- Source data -
────

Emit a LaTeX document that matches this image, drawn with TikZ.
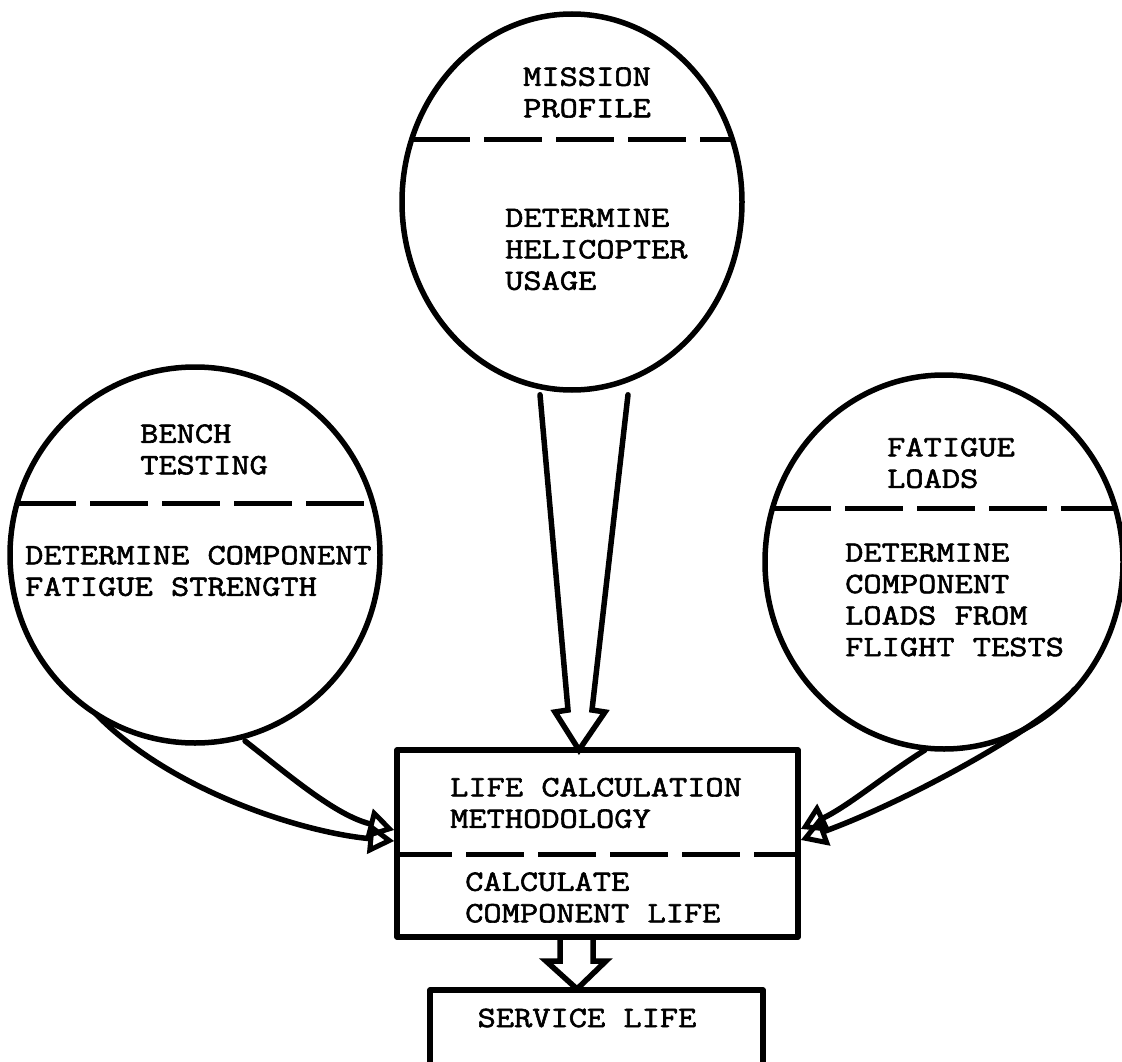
\documentclass[tikz,border=0pt]{standalone}
\usepackage{fontspec}
\newfontfamily\tw{Latin Modern Mono}[FakeStretch=1.2, FakeBold=2]
\usetikzlibrary{shapes.geometric,arrows.meta,calc}
\begin{document}
\begin{tikzpicture}[x=1pt,y=-1pt,
  ink/.style={line width=5.5pt, line join=round, line cap=round},
  bubble/.style={ellipse, draw, ink, inner sep=0pt},
  divider/.style={line width=5pt, line cap=butt, dash pattern=on 58pt off 14pt},
  label/.style={font=\tw\fontsize{29.5}{31.5}\selectfont, align=left, inner sep=0pt, anchor=west},
  curvearrow/.style={ink, -{Triangle[open, length=26pt, width=30pt, line width=5pt]}}]
\useasboundingbox (0,0) rectangle (1122,1062);
\clip (0,0) rectangle (1122,1062);

% bubbles
\node[bubble, minimum width=340pt, minimum height=376pt] (mp) at (572,202) {};
\node[bubble, minimum width=370pt, minimum height=376pt] (bt) at (195,555) {};
\node[bubble, minimum width=358pt, minimum height=374pt] (fl) at (944,562) {};

% dividers in bubbles
\draw[divider] ($(mp.center)+(-160,-62)$) -- ($(mp.center)+(161,-62)$);
\draw[divider] ($(bt.center)+(-177,-52)$) -- ($(bt.center)+(178,-52)$);
\draw[divider] ($(fl.center)+(-171,-54)$) -- ($(fl.center)+(173,-54)$);

% bubble texts
\node[label] (mpt) at (523,92.5) {MISSION\\PROFILE};
\node[label] (mpb) at (505,249.5) {DETERMINE\\HELICOPTER\\USAGE};
\node[label] (btt) at (140,449.5) {BENCH\\TESTING};
\node[label] (btb) at (25,571) {DETERMINE COMPONENT\\FATIGUE STRENGTH};
\node[label] (flt) at (887,463) {FATIGUE\\LOADS};
\node[label] (flb) at (845,600) {DETERMINE\\COMPONENT\\LOADS FROM\\FLIGHT TESTS};

% life calculation box
\node[draw, ink, line cap=butt, minimum width=401pt, minimum height=187pt, inner sep=0pt] (lc) at (597.5,843.5) {};
\draw[divider] (lc.west |- 0,854) -- (lc.east |- 0,854);
\node[label] (lct) at (450,803) {LIFE CALCULATION\\METHODOLOGY};
\node[label] (lcb) at (465,897.5) {CALCULATE\\COMPONENT LIFE};

% service life box (open at bottom, runs off the page)
\node[font=\tw\fontsize{29.5}{31.5}\selectfont, inner sep=0pt] (sl) at (587,1018) {SERVICE LIFE};
\coordinate (slnw) at (430,990);
\coordinate (slne) at (763,990);
\draw[ink, line cap=butt] (slnw |- 0,1080) -- (slnw) -- (slne) -- (slne |- 0,1080);

% hollow arrow from mission profile to life calculation
\coordinate (a1) at ($(mp.south)+(-32,2)$);
\coordinate (a2) at ($(mp.south)+(56,2)$);
\coordinate (atip) at (579,750);
\draw[ink, line join=miter] (a1) -- (568,710) -- (555,712) -- (atip) -- (605,712) -- (592,710) -- (a2);

% hollow arrow from life calculation to service life
\draw[ink, line join=miter] (560,937) -- (560,961) -- (546,961) -- (577,989) -- (606,961) -- (593,961) -- (593,937);

% curved arrows from bench testing
\coordinate (b1) at (96,714);
\coordinate (b2) at (245,741);
\draw[curvearrow] (b1) .. controls (170,790) and (300,832) .. (lc.west |- 0,841);
\draw[curvearrow] (b2) .. controls (290,776) and (335,815) .. (lc.west |- 0,830);

% curved arrows from fatigue loads
\coordinate (f1) at (1075,689);
\coordinate (f2) at (925,750);
\draw[curvearrow] (f1) .. controls (1040,728) and (910,800) .. (lc.east |- 0,840);
\draw[curvearrow] (f2) .. controls (885,775) and (850,805) .. (lc.east |- 0,829);
\end{tikzpicture}
\end{document}
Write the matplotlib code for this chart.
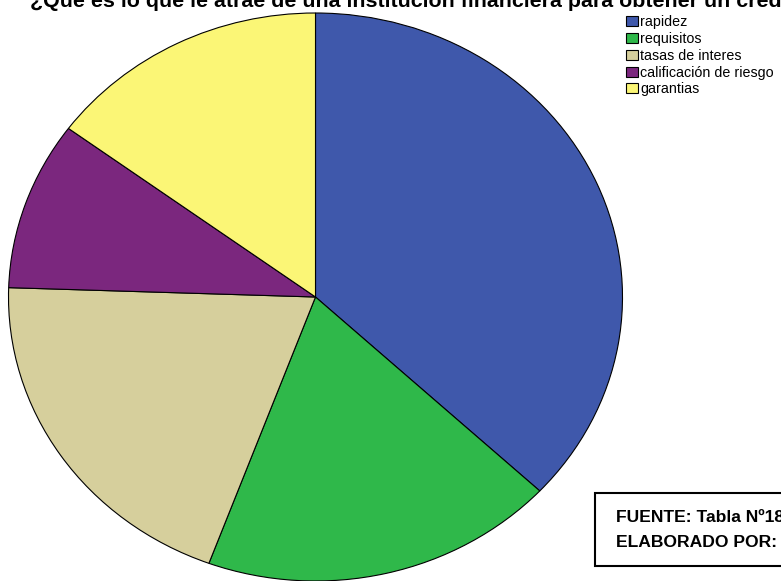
import matplotlib
matplotlib.use('Agg')
import matplotlib.pyplot as plt
from matplotlib.patches import Rectangle

plt.rcParams['font.family'] = ['Liberation Sans', 'DejaVu Sans']

labels = ['rapidez', 'requisitos', 'tasas de interes', 'calificación de riesgo', 'garantias']
values = [37.0, 18.7, 19.9, 9.6, 14.9]
colors = ['#3f58ab', '#2fb84a', '#d6cf9c', '#7b277e', '#fbf676']

title = '¿Que es lo que le atrae de una institución financiera para obtener un crédito?'

W, H = 781, 581
# the pie is a bit squashed vertically (rx 307 px, ry 284 px)
k = 307 / 284

fig = plt.figure(figsize=(W / 100, H / 100), dpi=100)
ax = fig.add_axes([0, 0, 1, 1])

wedges, _ = ax.pie(values, colors=colors, startangle=90, counterclock=False,
                   center=(315.5, 284 * k), radius=307,
                   wedgeprops=dict(edgecolor='black', linewidth=0.8))
ax.set_aspect('auto')
ax.set_xlim(0, W)
ax.set_ylim(0, H * k)
ax.axis('off')

fig.text(30 / W, 1 - 7 / H, title, fontsize=15.4, fontweight='bold',
         ha='left', va='baseline')

leg = fig.legend(wedges, labels, loc='upper left',
                 bbox_to_anchor=(626 / W, 1 - 15 / H),
                 frameon=False, fontsize=10.3, handlelength=0.85, handleheight=0.7,
                 handletextpad=0.15, labelspacing=0.2, borderpad=0, borderaxespad=0)
for h in leg.legend_handles:
    h.set_edgecolor('black')
    h.set_linewidth(0.8)

box = Rectangle((595 / W, 1 - 566 / H), 0.4, 73 / H, transform=fig.transFigure,
                facecolor='white', edgecolor='black', linewidth=1.5)
fig.patches.append(box)
fig.text(616 / W, 1 - 522 / H, 'FUENTE: Tabla Nº18', fontsize=12.6, fontweight='bold',
         ha='left', va='baseline')
fig.text(616 / W, 1 - 547 / H, 'ELABORADO POR:', fontsize=12.6, fontweight='bold',
         ha='left', va='baseline')

fig.savefig('out.png', dpi=100)
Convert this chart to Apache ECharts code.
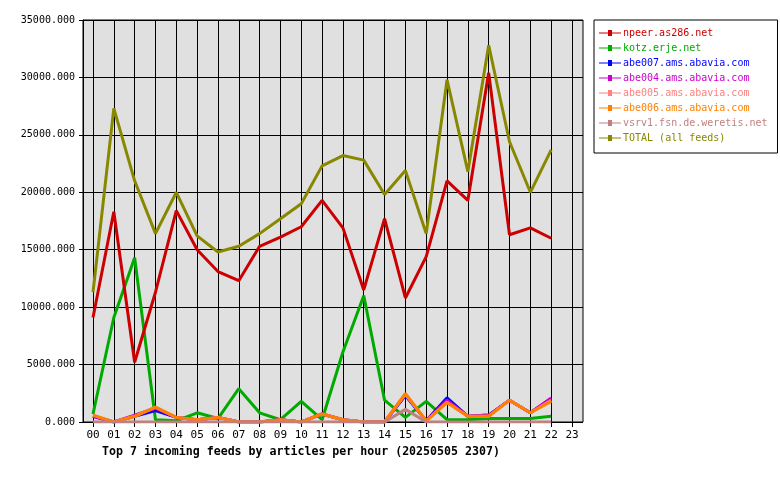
<!DOCTYPE html><html><head><meta charset="utf-8">
<script src="https://cdn.jsdelivr.net/npm/echarts@6/dist/echarts.min.js"></script>
<style>body{margin:0;background:#fff}#c{width:780px;height:480px}</style></head><body><div id="c"></div>
<script>
const hours=['00','01','02','03','04','05','06','07','08','09','10','11','12','13','14','15','16','17','18','19','20','21','22','23'];
const names=['npeer.as286.net','kotz.erje.net','abe007.ams.abavia.com','abe004.ams.abavia.com','abe005.ams.abavia.com','abe006.ams.abavia.com','vsrv1.fsn.de.weretis.net','TOTAL (all feeds)'];
const colors=['#cc0000','#00aa00','#0000ff','#cc00cc','#ff8080','#ff8000','#c08080','#888800'];
const npeer=[9100,18300,5200,11300,18400,15000,13100,12300,15300,16100,17000,19300,16900,11500,17700,10800,14400,21000,19300,30400,16300,16900,16000];
const kotz=[700,9100,14300,200,100,800,300,2900,800,200,1800,200,6100,11000,1900,400,1800,200,200,300,300,300,500];
const abe007=[500,0,500,1000,400,200,400,0,0,200,0,700,200,0,0,2300,100,2100,500,600,1900,800,2000];
const abe004=[500,0,600,1200,400,200,400,0,0,200,0,700,200,0,0,2400,100,1900,500,600,1900,800,2100];
const abe005=[600,0,500,1300,400,200,400,0,0,200,0,700,200,0,0,2400,100,1700,500,500,1900,800,1900];
const abe006=[600,0,500,1300,400,200,400,0,0,200,0,700,200,0,0,2500,100,1700,500,500,1900,800,1800];
const vsrv1=[0,0,0,0,0,0,0,0,0,0,0,0,0,0,0,1100,0,0,0,0,0,0,0];
const total=[11300,27300,21000,16400,20000,16200,14800,15300,16400,17700,19000,22300,23200,22800,19800,21900,16400,29800,21800,32800,24400,20000,23700];
const yTicks=[0,5000,10000,15000,20000,25000,30000,35000];
const datas=[npeer,kotz,abe007,abe004,abe005,abe006,vsrv1,total];
const font='DejaVu Sans Mono';
const ch=echarts.init(document.getElementById('c'));
ch.setOption({
 animation:false,
 textStyle:{fontFamily:font},
 grid:[{left:83,right:197,top:20,height:402,show:true,backgroundColor:'#e0e0e0',borderColor:'#000',borderWidth:1},
       {left:93,right:208,top:20,height:402}],
 xAxis:[{gridIndex:0,type:'value',min:0,max:1,show:false},
        {gridIndex:1,type:'category',data:hours,boundaryGap:false,
         axisLine:{show:false},axisTick:{length:5,lineStyle:{color:'#000'}},
         axisLabel:{color:'#000',fontFamily:font,fontSize:11,margin:8},
         splitLine:{show:true,lineStyle:{color:'#000',width:1}}}],
 yAxis:[{gridIndex:0,type:'value',min:0,max:yTicks[yTicks.length-1],interval:5000,
         axisLine:{show:true,lineStyle:{color:'#000'}},axisTick:{show:true,length:4,lineStyle:{color:'#000'}},
         axisLabel:{color:'#000',fontFamily:font,fontSize:10,formatter:v=>v.toFixed(3)},
         splitLine:{lineStyle:{color:'#000',width:1}}},
        {gridIndex:1,type:'value',min:0,max:35000,show:false}],
 legend:{orient:'vertical',left:594,top:20,padding:[7,10,9,5],
   borderColor:'#000',borderWidth:1,itemGap:3,itemWidth:22,itemHeight:6,icon:'path://M0,2.5H9V0H13V2.5H22V3.5H13V6H9V3.5H0Z',
   textStyle:{fontFamily:font,fontSize:10,lineHeight:12,padding:[0,0,0,-3]},data:names.map((n,i)=>({name:n,textStyle:{color:colors[i]}}))},
 title:{text:'Top 7 incoming feeds by articles per hour (20250505 2307)',left:102,top:446,padding:0,
   textStyle:{fontFamily:font,fontSize:11.6,fontWeight:'bold',color:'#000'}},
 series:datas.map((d,i)=>({name:names[i],type:'line',xAxisIndex:1,yAxisIndex:1,data:d,
   showSymbol:false,symbol:'none',color:colors[i],lineStyle:{width:3,color:colors[i]},z:i===0||i===7?3:2}))
});
</script></body></html>
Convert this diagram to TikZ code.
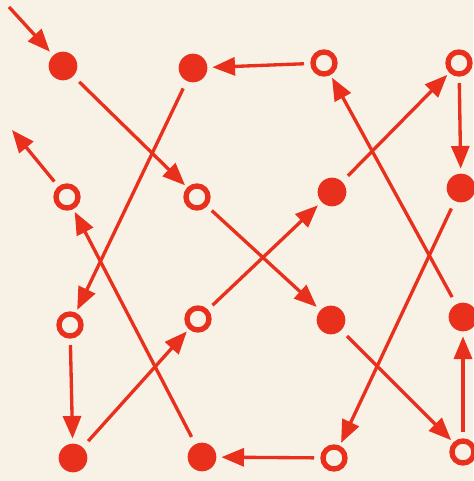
\documentclass[tikz,border=0pt]{standalone}
\usetikzlibrary{arrows.meta}
\definecolor{inkred}{RGB}{232,48,28}
\definecolor{paper}{RGB}{248,242,230}

\begin{document}
\begin{tikzpicture}[
        >={Triangle[length=0.68cm, width=0.54cm]},
        dot/.style={
            circle, fill=inkred, draw=none,
            minimum size=0.86cm, inner sep=0pt, outer sep=0.15cm
        },
        ring/.style={
            circle, draw=inkred, line width=0.16cm,
            minimum size=0.66cm, inner sep=0pt, outer sep=0.17cm
        },
        link/.style={->, draw=inkred, line width=0.1cm, shorten <=0.1cm}
    ]
        % Paper
        \fill[paper] (0,0) rectangle (14.19,-14.43);
        \useasboundingbox (0,0) rectangle (14.19,-14.43);

        % Row 1
        \node[dot] (A1) at (1.89,-1.98) {};
        \node[dot] (A2) at (5.79,-2.04) {};
        \node[ring] (A3) at (9.72,-1.89) {};
        \node[ring] (A4) at (13.77,-1.89) {};

        % Row 2
        \node[ring] (B1) at (2.01,-5.91) {};
        \node[ring] (B2) at (5.91,-5.91) {};
        \node[dot] (B3) at (9.96,-5.76) {};
        \node[dot] (B4) at (13.83,-5.64) {};

        % Row 3
        \node[ring] (C1) at (2.10,-9.75) {};
        \node[ring] (C2) at (5.94,-9.57) {};
        \node[dot] (C3) at (9.93,-9.60) {};
        \node[dot] (C4) at (13.89,-9.51) {};

        % Row 4
        \node[dot] (D1) at (2.19,-13.74) {};
        \node[dot] (D2) at (6.06,-13.71) {};
        \node[ring] (D3) at (10.02,-13.74) {};
        \node[ring] (D4) at (13.89,-13.56) {};

        % Loose ends
        \coordinate (in) at (0.27,-0.21);
        \coordinate (out) at (0.36,-3.90);

        % Arrows
        \draw[link, shorten <=0pt] (in) -- (A1);
        \draw[link] (B1) -- (out);
        \draw[link] (A1) -- (B2);
        \draw[link] (A2) -- (C1);
        \draw[link] (A3) -- (A2);
        \draw[link] (A4) -- (B4);
        \draw[link] (B2) -- (C3);
        \draw[link] (B3) -- (A4);
        \draw[link] (C4) -- (A3);
        \draw[link] (B4) -- (D3);
        \draw[link] (C1) -- (D1);
        \draw[link] (D1) -- (C2);
        \draw[link] (C2) -- (B3);
        \draw[link] (D2) -- (B1);
        \draw[link] (C3) -- (D4);
        \draw[link] (D3) -- (D2);
        \draw[link] (D4) -- (C4);
    \end{tikzpicture}
\end{document}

────

- Given problem -
Give back exactly the lines from the one containing "Write the matplotlib code for this chart." to the one containing "ax.axis('off')", both included, and no pictures.

- Expected output -
Write the matplotlib code for this chart.
import matplotlib
matplotlib.use('Agg')
import matplotlib.pyplot as plt
from matplotlib.patches import Rectangle

plt.rcParams['font.family'] = ['Liberation Sans', 'DejaVu Sans']

labels = ['rapidez', 'requisitos', 'tasas de interes', 'calificación de riesgo', 'garantias']
values = [37.0, 18.7, 19.9, 9.6, 14.9]
colors = ['#3f58ab', '#2fb84a', '#d6cf9c', '#7b277e', '#fbf676']

title = '¿Que es lo que le atrae de una institución financiera para obtener un crédito?'

W, H = 781, 581
# the pie is a bit squashed vertically (rx 307 px, ry 284 px)
k = 307 / 284

fig = plt.figure(figsize=(W / 100, H / 100), dpi=100)
ax = fig.add_axes([0, 0, 1, 1])

wedges, _ = ax.pie(values, colors=colors, startangle=90, counterclock=False,
                   center=(315.5, 284 * k), radius=307,
                   wedgeprops=dict(edgecolor='black', linewidth=0.8))
ax.set_aspect('auto')
ax.set_xlim(0, W)
ax.set_ylim(0, H * k)
ax.axis('off')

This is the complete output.